Leaving out the pictures, retype all the material exactly.

----

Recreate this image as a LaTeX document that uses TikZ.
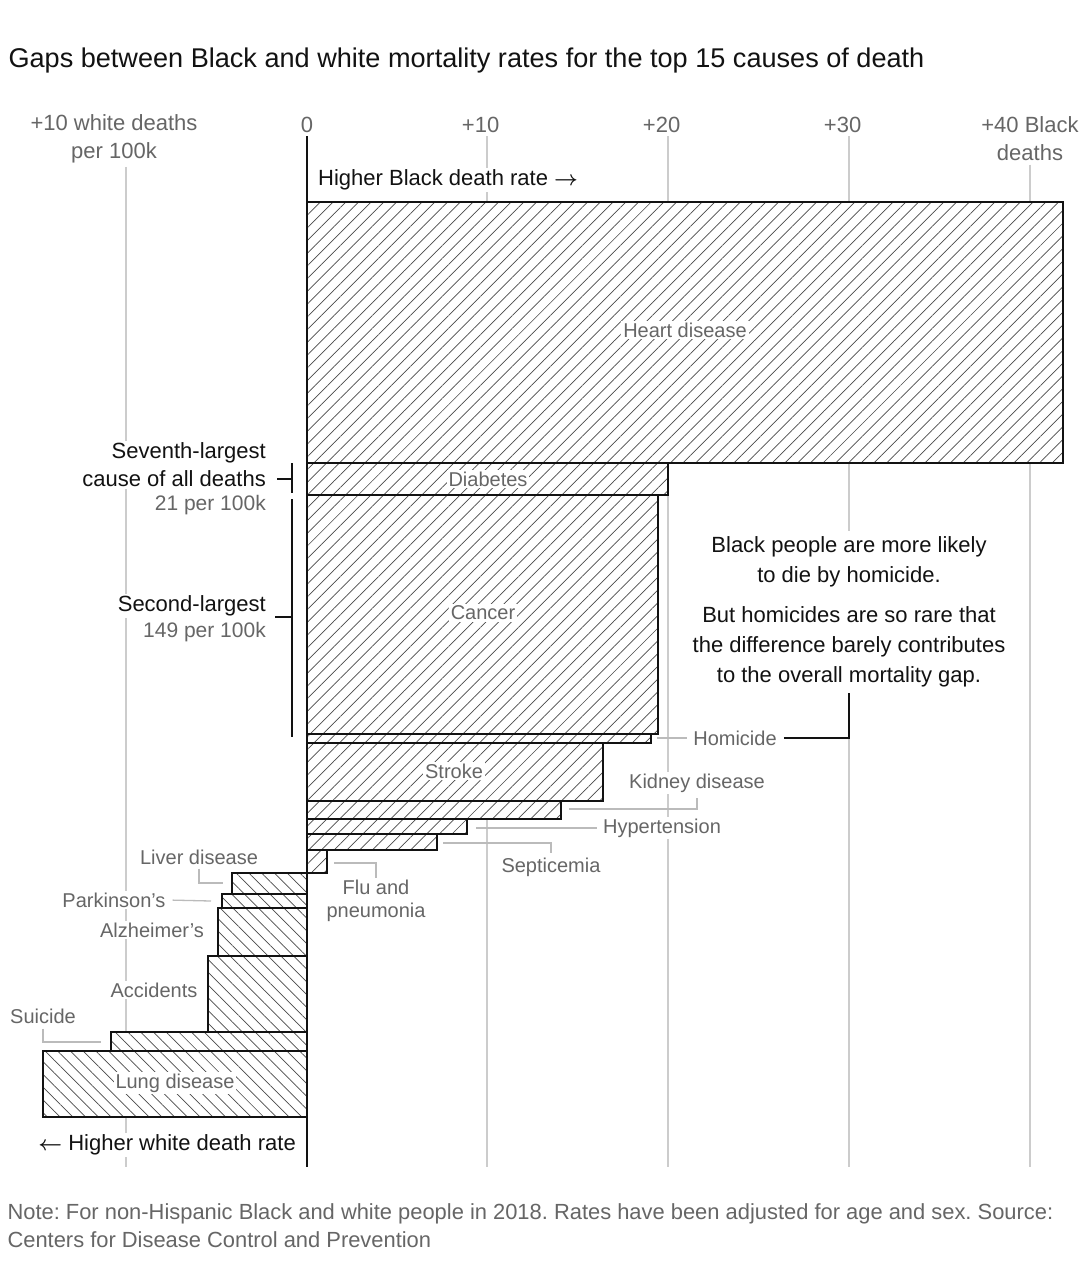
\documentclass[tikz,border=0pt]{standalone}
\usepackage{fontspec}
\setmainfont{Liberation Sans}
\usepackage{xcolor}
\usepackage{tikz}
\usetikzlibrary{patterns.meta}
\frenchspacing
\definecolor{ink}{HTML}{121212}
\definecolor{muted}{HTML}{666666}
\definecolor{gridc}{HTML}{CCCCCC}
\definecolor{leadc}{HTML}{BBBBBB}
\definecolor{hatch}{HTML}{4A4A4A}
\tikzset{
  grid/.style={draw=gridc, line width=1.4pt},
  axis/.style={draw=ink, line width=1.8pt},
  blk/.style={draw=ink, line width=1.8pt, preaction={fill=white},
    pattern={Lines[angle=45,distance=9pt,line width=0.7pt]}, pattern color=hatch},
  wht/.style={draw=ink, line width=1.8pt, preaction={fill=white},
    pattern={Lines[angle=-45,distance=9pt,line width=0.7pt]}, pattern color=hatch},
  lead/.style={draw=leadc, line width=1.3pt},
  call/.style={draw=ink, line width=1.6pt},
  head/.style={text=ink, font=\fontsize{27.1}{32}\selectfont},
  tick/.style={text=muted, font=\fontsize{22}{28}\selectfont, align=center},
  txt/.style={text=ink, font=\fontsize{22}{28}\selectfont, fill=white, inner sep=2pt},
  sub/.style={text=muted, font=\fontsize{21}{26}\selectfont, fill=white, inner sep=2pt},
  lab/.style={text=muted, font=\fontsize{20}{23}\selectfont, fill=white, inner sep=2pt},
  note/.style={text=muted, font=\fontsize{21.9}{28}\selectfont, align=left},
}
\begin{document}
\begin{tikzpicture}[x=1pt,y=-1pt]
  \useasboundingbox[fill=white] (0,0) rectangle (1090,1286);
  \coordinate (bot) at (0,1167);
  \node[head, anchor=west] (title) at (5,60) {Gaps between Black and white mortality rates for the top 15 causes of death};

  % axis labels and gridlines
  \node[tick] (tm10) at (114,139) {+10 white deaths\\per 100k};
  \node[tick] (t0) at (307,125) {0};
  \node[tick] (t10) at (487,125) {\llap{+}10};
  \node[tick] (t20) at (668,125) {\llap{+}20};
  \node[tick] (t30) at (849,125) {\llap{+}30};
  \node[tick] (t40) at (1030,139) {+40 Black\\deaths};
  \draw[grid] (126,0 |- tm10.south) -- (126,0 |- bot);
  \draw[grid] (t10.south) -- (t10.south |- bot);
  \draw[grid] (t20.south) -- (t20.south |- bot);
  \draw[grid] (t30.south) -- (t30.south |- bot);
  \draw[grid] (t40.south) -- (t40.south |- bot);

  % bars, higher Black rate
  \draw[blk] (307,202) rectangle (1063,463);
  \draw[blk] (307,463) rectangle (668,495);
  \draw[blk] (307,495) rectangle (658,734);
  \draw[blk] (307,734) rectangle (651,743);
  \draw[blk] (307,743) rectangle (603,801);
  \draw[blk] (307,801) rectangle (561,819);
  \draw[blk] (307,819) rectangle (467,834);
  \draw[blk] (307,834) rectangle (437,850);
  \draw[blk] (307,850) rectangle (327,873);
  % bars, higher white rate
  \draw[wht] (232,873) rectangle (307,894);
  \draw[wht] (222,894) rectangle (307,908);
  \draw[wht] (218,908) rectangle (307,956);
  \draw[wht] (208,956) rectangle (307,1032);
  \draw[wht] (111,1032) rectangle (307,1051);
  \draw[wht] (43,1051) rectangle (307,1117);
  \draw[axis] (t0.south) -- (t0.south |- bot);

  \node[txt, anchor=west] (blackRate) at (316,180) {Higher Black death rate {\boldmath$\rightarrow$}};
  \node[txt, anchor=east] (whiteRate) at (298,1145) {{\boldmath$\leftarrow$} Higher white death rate};

  % brackets on the left
  \node[txt, align=right, anchor=east] (sev) at (268,465) {Seventh-largest\\cause of all deaths};
  \node[sub, anchor=east] (sevRate) at (268,505) {21 per 100k};
  \node[txt, anchor=east] (sec) at (268,606) {Second-largest};
  \node[sub, anchor=east] (secRate) at (268,632) {149 per 100k};
  \coordinate (b1a) at (292,463);
  \coordinate (b1b) at (292,493);
  \coordinate (b1m) at (292,479);
  \coordinate (b2a) at (292,499);
  \coordinate (b2b) at (292,737);
  \coordinate (b2m) at (292,617);
  \draw[call] (b1a) -- (b1b);
  \draw[call] (b1m) -- ++(-15,0);
  \draw[call] (b2a) -- (b2b);
  \draw[call] (b2m) -- ++(-17,0);

  % labels in the bars
  \node[lab] (heart) at (685,330) {Heart disease};
  \node[lab] (diab) at (488,479) {Diabetes};
  \node[lab] (canc) at (483,613) {Cancer};
  \node[lab] (strk) at (454,771) {Stroke};
  \node[lab] (lung) at (175,1083) {Lung disease};

  % labels beside the bars
  \node[lab] (hom) at (735,738) {Homicide};
  \node[lab] (kid) at (697,783) {Kidney disease};
  \node[lab] (hyp) at (662,828) {Hypertension};
  \node[lab] (sept) at (551,867) {Septicemia};
  \node[lab, align=center] (flu) at (376,901) {Flu and\\pneumonia};
  \node[lab] (liv) at (199,857) {Liver disease};
  \node[lab] (park) at (114,900) {Parkinson's};
  \node[lab] (alz) at (152,930) {Alzheimer's};
  \node[lab] (acc) at (154,990) {Accidents};
  \node[lab] (sui) at (43,1016) {Suicide};

  \coordinate (homE) at (657,738);
  \coordinate (kidE) at (569,809);
  \coordinate (hypE) at (476,828);
  \coordinate (sepE) at (443,843);
  \coordinate (fluE) at (334,863);
  \coordinate (livE) at (223,883);
  \coordinate (parE) at (211,901);
  \coordinate (suiE) at (101,1042);
  \draw[lead, shorten >=4pt] (homE) -- (hom.west);
  \draw[lead, shorten >=3pt] (kidE) -| (kid.south);
  \draw[lead, shorten >=4pt] (hypE) -- (hyp.west);
  \draw[lead, shorten >=2pt] (sepE) -| (sept.north);
  \draw[lead] (fluE) -| (flu.north);
  \draw[lead, shorten <=2pt] (liv.south) |- (livE);
  \draw[lead, shorten <=5pt] (park.east) -- (parE);
  \draw[lead, shorten <=3pt] (sui.south) |- (suiE);

  % homicide note
  \node[txt, align=center, font=\fontsize{22}{30}\selectfont, inner sep=6pt] (ann) at (849,612)
    {Black people are more likely\\to die by homicide.\\[10pt]But homicides are so rare that\\the difference barely contributes\\to the overall mortality gap.};
  \draw[call, shorten <=5pt] (hom.east) -| (ann.south);

  \node[note, anchor=west] (src) at (4,1226) {Note: For non-Hispanic Black and white people in 2018. Rates have been adjusted for age and sex. Source:\\Centers for Disease Control and Prevention};
\end{tikzpicture}
\end{document}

----

_TASK RESULT_
Recreate this image as a LaTeX document that uses TikZ.
\documentclass[tikz,border=0pt]{standalone}
\usepackage{fontspec}
\setmainfont{Liberation Sans}
\usepackage{xcolor}
\usepackage{tikz}
\usetikzlibrary{patterns.meta}
\frenchspacing
\definecolor{ink}{HTML}{121212}
\definecolor{muted}{HTML}{666666}
\definecolor{gridc}{HTML}{CCCCCC}
\definecolor{leadc}{HTML}{BBBBBB}
\definecolor{hatch}{HTML}{4A4A4A}
\tikzset{
  grid/.style={draw=gridc, line width=1.4pt},
  axis/.style={draw=ink, line width=1.8pt},
  blk/.style={draw=ink, line width=1.8pt, preaction={fill=white},
    pattern={Lines[angle=45,distance=9pt,line width=0.7pt]}, pattern color=hatch},
  wht/.style={draw=ink, line width=1.8pt, preaction={fill=white},
    pattern={Lines[angle=-45,distance=9pt,line width=0.7pt]}, pattern color=hatch},
  lead/.style={draw=leadc, line width=1.3pt},
  call/.style={draw=ink, line width=1.6pt},
  head/.style={text=ink, font=\fontsize{27.1}{32}\selectfont},
  tick/.style={text=muted, font=\fontsize{22}{28}\selectfont, align=center},
  txt/.style={text=ink, font=\fontsize{22}{28}\selectfont, fill=white, inner sep=2pt},
  sub/.style={text=muted, font=\fontsize{21}{26}\selectfont, fill=white, inner sep=2pt},
  lab/.style={text=muted, font=\fontsize{20}{23}\selectfont, fill=white, inner sep=2pt},
  note/.style={text=muted, font=\fontsize{21.9}{28}\selectfont, align=left},
}
\begin{document}
\begin{tikzpicture}[x=1pt,y=-1pt]
  \useasboundingbox[fill=white] (0,0) rectangle (1090,1286);
  \coordinate (bot) at (0,1167);
  \node[head, anchor=west] (title) at (5,60) {Gaps between Black and white mortality rates for the top 15 causes of death};

  % axis labels and gridlines
  \node[tick] (tm10) at (114,139) {+10 white deaths\\per 100k};
  \node[tick] (t0) at (307,125) {0};
  \node[tick] (t10) at (487,125) {\llap{+}10};
  \node[tick] (t20) at (668,125) {\llap{+}20};
  \node[tick] (t30) at (849,125) {\llap{+}30};
  \node[tick] (t40) at (1030,139) {+40 Black\\deaths};
  \draw[grid] (126,0 |- tm10.south) -- (126,0 |- bot);
  \draw[grid] (t10.south) -- (t10.south |- bot);
  \draw[grid] (t20.south) -- (t20.south |- bot);
  \draw[grid] (t30.south) -- (t30.south |- bot);
  \draw[grid] (t40.south) -- (t40.south |- bot);

  % bars, higher Black rate
  \draw[blk] (307,202) rectangle (1063,463);
  \draw[blk] (307,463) rectangle (668,495);
  \draw[blk] (307,495) rectangle (658,734);
  \draw[blk] (307,734) rectangle (651,743);
  \draw[blk] (307,743) rectangle (603,801);
  \draw[blk] (307,801) rectangle (561,819);
  \draw[blk] (307,819) rectangle (467,834);
  \draw[blk] (307,834) rectangle (437,850);
  \draw[blk] (307,850) rectangle (327,873);
  % bars, higher white rate
  \draw[wht] (232,873) rectangle (307,894);
  \draw[wht] (222,894) rectangle (307,908);
  \draw[wht] (218,908) rectangle (307,956);
  \draw[wht] (208,956) rectangle (307,1032);
  \draw[wht] (111,1032) rectangle (307,1051);
  \draw[wht] (43,1051) rectangle (307,1117);
  \draw[axis] (t0.south) -- (t0.south |- bot);

  \node[txt, anchor=west] (blackRate) at (316,180) {Higher Black death rate {\boldmath$\rightarrow$}};
  \node[txt, anchor=east] (whiteRate) at (298,1145) {{\boldmath$\leftarrow$} Higher white death rate};

  % brackets on the left
  \node[txt, align=right, anchor=east] (sev) at (268,465) {Seventh-largest\\cause of all deaths};
  \node[sub, anchor=east] (sevRate) at (268,505) {21 per 100k};
  \node[txt, anchor=east] (sec) at (268,606) {Second-largest};
  \node[sub, anchor=east] (secRate) at (268,632) {149 per 100k};
  \coordinate (b1a) at (292,463);
  \coordinate (b1b) at (292,493);
  \coordinate (b1m) at (292,479);
  \coordinate (b2a) at (292,499);
  \coordinate (b2b) at (292,737);
  \coordinate (b2m) at (292,617);
  \draw[call] (b1a) -- (b1b);
  \draw[call] (b1m) -- ++(-15,0);
  \draw[call] (b2a) -- (b2b);
  \draw[call] (b2m) -- ++(-17,0);

  % labels in the bars
  \node[lab] (heart) at (685,330) {Heart disease};
  \node[lab] (diab) at (488,479) {Diabetes};
  \node[lab] (canc) at (483,613) {Cancer};
  \node[lab] (strk) at (454,771) {Stroke};
  \node[lab] (lung) at (175,1083) {Lung disease};

  % labels beside the bars
  \node[lab] (hom) at (735,738) {Homicide};
  \node[lab] (kid) at (697,783) {Kidney disease};
  \node[lab] (hyp) at (662,828) {Hypertension};
  \node[lab] (sept) at (551,867) {Septicemia};
  \node[lab, align=center] (flu) at (376,901) {Flu and\\pneumonia};
  \node[lab] (liv) at (199,857) {Liver disease};
  \node[lab] (park) at (114,900) {Parkinson's};
  \node[lab] (alz) at (152,930) {Alzheimer's};
  \node[lab] (acc) at (154,990) {Accidents};
  \node[lab] (sui) at (43,1016) {Suicide};

  \coordinate (homE) at (657,738);
  \coordinate (kidE) at (569,809);
  \coordinate (hypE) at (476,828);
  \coordinate (sepE) at (443,843);
  \coordinate (fluE) at (334,863);
  \coordinate (livE) at (223,883);
  \coordinate (parE) at (211,901);
  \coordinate (suiE) at (101,1042);
  \draw[lead, shorten >=4pt] (homE) -- (hom.west);
  \draw[lead, shorten >=3pt] (kidE) -| (kid.south);
  \draw[lead, shorten >=4pt] (hypE) -- (hyp.west);
  \draw[lead, shorten >=2pt] (sepE) -| (sept.north);
  \draw[lead] (fluE) -| (flu.north);
  \draw[lead, shorten <=2pt] (liv.south) |- (livE);
  \draw[lead, shorten <=5pt] (park.east) -- (parE);
  \draw[lead, shorten <=3pt] (sui.south) |- (suiE);

  % homicide note
  \node[txt, align=center, font=\fontsize{22}{30}\selectfont, inner sep=6pt] (ann) at (849,612)
    {Black people are more likely\\to die by homicide.\\[10pt]But homicides are so rare that\\the difference barely contributes\\to the overall mortality gap.};
  \draw[call, shorten <=5pt] (hom.east) -| (ann.south);

  \node[note, anchor=west] (src) at (4,1226) {Note: For non-Hispanic Black and white people in 2018. Rates have been adjusted for age and sex. Source:\\Centers for Disease Control and Prevention};
\end{tikzpicture}
\end{document}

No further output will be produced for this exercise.